A polymer injection pilot started in 2015 in the Rayoso Formation, Desfiladero Bayo field (Neuquen Basin, Argentina) A detailed monitoring of the pilot was planned and the amount of data anticipated led to the construction of a reservoir model with a high level of detail in order to compare the results to prognosis and to reduce the uncertainty to the business case forecast.
A specific complication was that the Rayoso Fm. had been produced to date in a commingled way with no exclusive production data before the pilot. Subsequently other data was needed to constrain the simulation model. Clearly, when the pilot started, the Rayoso Fm. was not in a virgin state (after ten years of waterflooding), so RFT data, saturation logs of infill wells, injection logs, tracer and geochemical data were used instead, adding production and injection exclusively from the Rayoso Fm. in the new wells and workovers subsequent to the pilot starting.
The history match of the water injection stage of the pilot showed things that were not initially obvious; one was that the production of one of the pilot producer wells was not consistent with the log response and core data. It was subsequently established that errors were occurring in the production tests of this well in the field that were then corrected.
Breakthrough times for water were consequently history matched and it was established that even after polymer injection started, water cut was expected to initially rise, this being key for expectation management.
As the pilot has progressed, the tracer dosed with the polymer was seen before polymer, this suggesting either the presence of a thief zone or as a methodology for estimating the polymer retention. Additionally the mismatch of tracers between the simulation and actual data was used to estimate the real injection rates into the Rayoso Fm. of commingled injectors lying near the pilot area.
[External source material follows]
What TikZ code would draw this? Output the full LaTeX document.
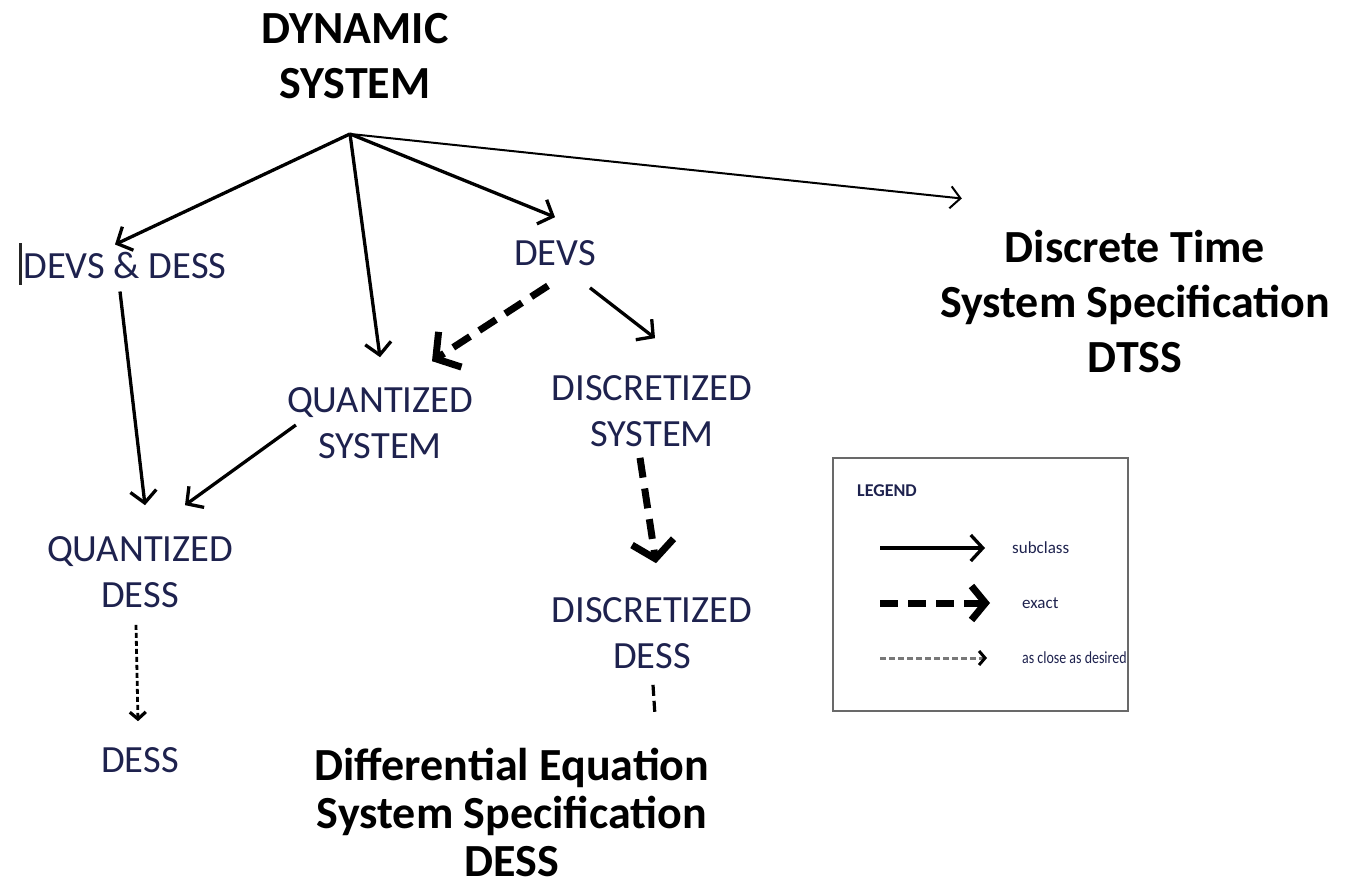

In this paper we discuss how a detailed pilot simulation model can be constructed and constrained when production data specific to the formation is absent. Subsequently, when field results are different to expectation, simulation can be used as tool to establish the probable cause of the deviation from prognosis and hence identify remedial action if required. Finally, the simulation model was key to manage expectations; unrealistic expectations are one of the leading causes of pilots failing.